As usual, I’ve been juggling things I need to do, things I want to do, and things I end up doing that are neither, and feeling like there isn’t enough time for all of it.
You might think that the “answer” to this “problem” would be to increase my efficiency (maybe using the Pareto principle, or David Allen’s GTD system). Or, I could reduce the number of commitments and activities in my life. I’m a dad, husband, database developer, blogger, music producer, label runner, event promoter, radio show host, and aspiring novelist — mostly by choice. Nobody is making me pack my dance card that full.
An alternate solution — one that occurred to me after reading Elizabeth Dunn’s essay “Why We Feel Pressed For Time” — is to instead consider and evaluate the conditions and assumptions that lead me to feel pressed for time in the first place.
One of these conditions in affluence.
Dunn hypothesizes that we feel pressed for time because of our high hourly rates (and/or high salaries). People who don’t make as much money feel less pressed for time, because they actually don’t perceive their time as “precious” like high earners do. They’re a bit more casual in the way they spend their time, and they don’t worry about “wasting it” so much.

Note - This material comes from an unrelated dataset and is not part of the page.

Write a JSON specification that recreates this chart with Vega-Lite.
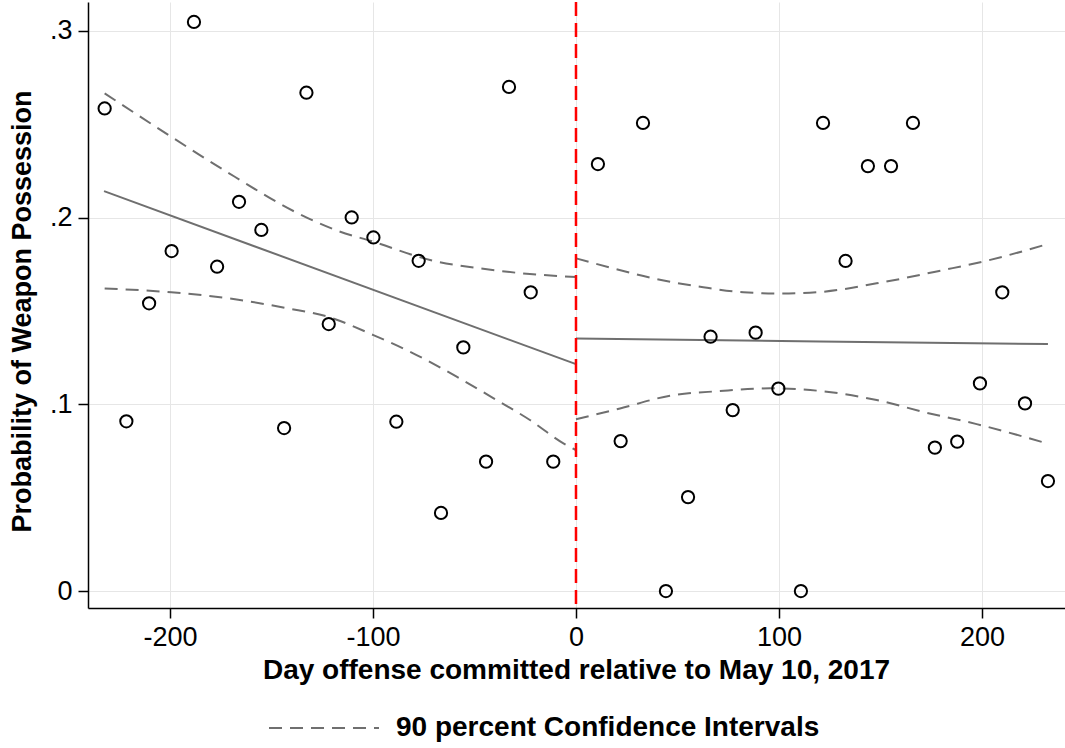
{
  "$schema": "https://vega.github.io/schema/vega-lite/v6.json",
  "autosize": {"type": "none"},
  "padding": {"left": 88, "top": 2, "right": 0, "bottom": 140},
  "width": 977,
  "height": 606,
  "background": "white",
  "config": {
    "view": {"stroke": null},
    "font": "Liberation Sans",
    "axis": {
      "domainColor": "black",
      "domainWidth": 1.5,
      "tickColor": "black",
      "tickWidth": 1.5,
      "tickSize": 10,
      "gridColor": "#e6e6e6",
      "gridWidth": 1,
      "labelFont": "Liberation Sans",
      "labelColor": "black",
      "labelFontSize": 27,
      "titleFont": "Liberation Sans",
      "titleFontWeight": "bold",
      "titleColor": "black",
      "titleFontSize": 27
    }
  },
  "datasets": {
    "points": [
      {"day": -232.2, "prob": 0.2585},
      {"day": -221.5, "prob": 0.0909},
      {"day": -210.3, "prob": 0.1541},
      {"day": -199.2, "prob": 0.1821},
      {"day": -188.2, "prob": 0.3048},
      {"day": -176.8, "prob": 0.1737},
      {"day": -166.0, "prob": 0.2085},
      {"day": -155.0, "prob": 0.1934},
      {"day": -143.8, "prob": 0.0873},
      {"day": -132.8, "prob": 0.2669},
      {"day": -121.8, "prob": 0.1430},
      {"day": -110.5, "prob": 0.2001},
      {"day": -99.8, "prob": 0.1894},
      {"day": -88.5, "prob": 0.0907},
      {"day": -77.5, "prob": 0.1769},
      {"day": -66.5, "prob": 0.0418},
      {"day": -55.5, "prob": 0.1305},
      {"day": -44.3, "prob": 0.0693},
      {"day": -33.0, "prob": 0.2700},
      {"day": -22.3, "prob": 0.1600},
      {"day": -11.2, "prob": 0.0693},
      {"day": 10.8, "prob": 0.2287},
      {"day": 22.0, "prob": 0.0803},
      {"day": 33.0, "prob": 0.2507},
      {"day": 44.3, "prob": 0.0},
      {"day": 55.2, "prob": 0.0503},
      {"day": 66.3, "prob": 0.1362},
      {"day": 77.2, "prob": 0.0969},
      {"day": 88.5, "prob": 0.1384},
      {"day": 99.7, "prob": 0.1084},
      {"day": 110.8, "prob": 0.0},
      {"day": 121.7, "prob": 0.2507},
      {"day": 132.8, "prob": 0.1768},
      {"day": 143.8, "prob": 0.2276},
      {"day": 155.2, "prob": 0.2276},
      {"day": 166.0, "prob": 0.2507},
      {"day": 176.8, "prob": 0.0768},
      {"day": 187.8, "prob": 0.0800},
      {"day": 199.0, "prob": 0.1112},
      {"day": 210.0, "prob": 0.1600},
      {"day": 221.2, "prob": 0.1005},
      {"day": 232.5, "prob": 0.0589}
    ],
    "fit": [
      {"seg": "left", "day": -232.5, "prob": 0.2142},
      {"seg": "left", "day": 0, "prob": 0.1215},
      {"seg": "right", "day": 0, "prob": 0.1353},
      {"seg": "right", "day": 120, "prob": 0.1336},
      {"seg": "right", "day": 232.5, "prob": 0.1323}
    ],
    "ci": [
      {"line": "LU", "series": "90 percent Confidence Intervals", "day": -232.2, "prob": 0.2666},
      {"line": "LU", "series": "90 percent Confidence Intervals", "day": -199.4, "prob": 0.2433},
      {"line": "LU", "series": "90 percent Confidence Intervals", "day": -168.1, "prob": 0.2219},
      {"line": "LU", "series": "90 percent Confidence Intervals", "day": -138.6, "prob": 0.2032},
      {"line": "LU", "series": "90 percent Confidence Intervals", "day": -117.5, "prob": 0.1930},
      {"line": "LU", "series": "90 percent Confidence Intervals", "day": -99.8, "prob": 0.1871},
      {"line": "LU", "series": "90 percent Confidence Intervals", "day": -71.9, "prob": 0.1773},
      {"line": "LU", "series": "90 percent Confidence Intervals", "day": -47.3, "prob": 0.1728},
      {"line": "LU", "series": "90 percent Confidence Intervals", "day": -22.7, "prob": 0.1698},
      {"line": "LU", "series": "90 percent Confidence Intervals", "day": 0, "prob": 0.1682},
      {"line": "LL", "series": "90 percent Confidence Intervals", "day": -232.2, "prob": 0.1621},
      {"line": "LL", "series": "90 percent Confidence Intervals", "day": -199.4, "prob": 0.1600},
      {"line": "LL", "series": "90 percent Confidence Intervals", "day": -171.5, "prob": 0.1568},
      {"line": "LL", "series": "90 percent Confidence Intervals", "day": -141.9, "prob": 0.1514},
      {"line": "LL", "series": "90 percent Confidence Intervals", "day": -122.2, "prob": 0.1469},
      {"line": "LL", "series": "90 percent Confidence Intervals", "day": -99.8, "prob": 0.1371},
      {"line": "LL", "series": "90 percent Confidence Intervals", "day": -78.5, "prob": 0.1264},
      {"line": "LL", "series": "90 percent Confidence Intervals", "day": -58.8, "prob": 0.1148},
      {"line": "LL", "series": "90 percent Confidence Intervals", "day": -39.1, "prob": 0.1023},
      {"line": "LL", "series": "90 percent Confidence Intervals", "day": -22.7, "prob": 0.0916},
      {"line": "LL", "series": "90 percent Confidence Intervals", "day": -6.2, "prob": 0.0791},
      {"line": "LL", "series": "90 percent Confidence Intervals", "day": 0, "prob": 0.0755},
      {"line": "RU", "series": "90 percent Confidence Intervals", "day": 0, "prob": 0.1782},
      {"line": "RU", "series": "90 percent Confidence Intervals", "day": 16.7, "prob": 0.1733},
      {"line": "RU", "series": "90 percent Confidence Intervals", "day": 38.1, "prob": 0.1675},
      {"line": "RU", "series": "90 percent Confidence Intervals", "day": 62.7, "prob": 0.1627},
      {"line": "RU", "series": "90 percent Confidence Intervals", "day": 82.4, "prob": 0.1600},
      {"line": "RU", "series": "90 percent Confidence Intervals", "day": 100.5, "prob": 0.1594},
      {"line": "RU", "series": "90 percent Confidence Intervals", "day": 119.5, "prob": 0.1601},
      {"line": "RU", "series": "90 percent Confidence Intervals", "day": 148.1, "prob": 0.1648},
      {"line": "RU", "series": "90 percent Confidence Intervals", "day": 180.9, "prob": 0.1719},
      {"line": "RU", "series": "90 percent Confidence Intervals", "day": 202.3, "prob": 0.1769},
      {"line": "RU", "series": "90 percent Confidence Intervals", "day": 231.9, "prob": 0.1857},
      {"line": "RL", "series": "90 percent Confidence Intervals", "day": 0, "prob": 0.0920},
      {"line": "RL", "series": "90 percent Confidence Intervals", "day": 21.7, "prob": 0.0978},
      {"line": "RL", "series": "90 percent Confidence Intervals", "day": 46.3, "prob": 0.1046},
      {"line": "RL", "series": "90 percent Confidence Intervals", "day": 70.9, "prob": 0.1071},
      {"line": "RL", "series": "90 percent Confidence Intervals", "day": 95.6, "prob": 0.1086},
      {"line": "RL", "series": "90 percent Confidence Intervals", "day": 119.8, "prob": 0.1072},
      {"line": "RL", "series": "90 percent Confidence Intervals", "day": 148.1, "prob": 0.1023},
      {"line": "RL", "series": "90 percent Confidence Intervals", "day": 172.7, "prob": 0.0955},
      {"line": "RL", "series": "90 percent Confidence Intervals", "day": 197.4, "prob": 0.0894},
      {"line": "RL", "series": "90 percent Confidence Intervals", "day": 231.9, "prob": 0.0791}
    ],
    "cutoff": [{"day": 0}]
  },
  "encoding": {
    "x": {
      "field": "day",
      "type": "quantitative",
      "scale": {"domain": [-240.4, 240.9], "nice": false, "zero": false},
      "axis": {
        "values": [-200, -100, 0, 100, 200],
        "labelExpr": "'' + datum.value",
        "title": "Day offense committed relative to May 10, 2017",
        "titleFontSize": 28,
        "labelPadding": 6,
        "titleX": 488,
        "titleY": 62,
        "titleBaseline": "middle",
        "titleAlign": "center"
      }
    },
    "y": {
      "field": "prob",
      "type": "quantitative",
      "scale": {"domain": [-0.0091, 0.3155], "nice": false, "zero": false},
      "axis": {
        "values": [0, 0.1, 0.2, 0.3],
        "labelExpr": "datum.value == 0 ? '0' : replace(format(datum.value, '.1f'), '0.', '.')",
        "labelPadding": 6,
        "title": "Probability of Weapon Possession",
        "titleX": -66,
        "titleY": 309,
        "titleAngle": -90,
        "titleBaseline": "middle",
        "titleAlign": "center"
      }
    }
  },
  "layer": [
    {
      "data": {"name": "ci"},
      "mark": {"type": "line", "color": "#6f6f6f", "strokeWidth": 2, "interpolate": "monotone"},
      "encoding": {
        "detail": {"field": "line"},
        "strokeDash": {
          "field": "series",
          "type": "nominal",
          "scale": {"domain": ["90 percent Confidence Intervals"], "range": [[13, 8]]},
          "legend": {
            "title": null,
            "orient": "none",
            "legendX": 180,
            "legendY": 670,
            "symbolType": "stroke",
            "symbolSize": 12100,
            "symbolStrokeColor": "#6f6f6f",
            "symbolStrokeWidth": 2,
            "labelFont": "Liberation Sans",
            "labelFontWeight": "bold",
            "labelFontSize": 28,
            "labelColor": "black",
            "labelLimit": 0,
            "labelOffset": 16
          }
        }
      }
    },
    {
      "data": {"name": "fit"},
      "mark": {"type": "line", "color": "#6f6f6f", "strokeWidth": 2},
      "encoding": {"detail": {"field": "seg"}}
    },
    {
      "data": {"name": "cutoff"},
      "mark": {"type": "rule", "color": "#ff0000", "strokeWidth": 2.5, "strokeDash": [14, 7]},
      "encoding": {"x": {"field": "day", "type": "quantitative"}, "y": null}
    },
    {
      "data": {"name": "points"},
      "mark": {"type": "point", "filled": false, "color": "black", "strokeWidth": 2, "size": 150, "opacity": 1}
    }
  ]
}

In Western culture, the more affluent you are, the busier you get. This is a self-imposed psychological trap. Quoting Dunn, “simply perceiving oneself as affluent might be sufficient to generate feelings of time pressure.” (Dunn cites research by DeVoe and Pfeffer that backs up this claim — it’s worth reading her essay).
So why is this bad for art, as my title asserts?
Art takes time. Time where you walk in circles, explore blind alleys, and spend entire mornings working hard only to throw your results into a literal or digital wastebasket.
In my own experience, making art only feels productive about one session in three. In fact you are usually making progress (exploring blind alleys counts), but it doesn’t feel like it.
This feeling was easier to tolerate when I was young and broke. My time didn’t feel as valuable. What else would I be doing? Delivering pizzas? In college, when my part time work earned me about $12/hour at most, I would often spend six to ten hour stretches studying synthesizer manuals and plugging MIDI notes into the sequencer on my MacPlus computer. Now, as a professional freelance consultant and business owner, I find it much harder to dedicate large chunks of time to meandering creative work.
The way to escape this trap is to define my purpose in life explicitly. My chosen life purpose centers around creating artistic works, and I remind myself of this daily. It’s always “worth it” to pursue my life’s work, even if my efforts don’t lead to any kind of obvious gains (piles of gold coins, fancy cheese and wine, the respect and admiration of my peers, and beautiful women wanting me).
If you don’t define your life purpose, mainstream cultural values will seep in and define “value” for you. In today’s environment that means money. Valuing your time only in terms of money will paralyze you as an artist.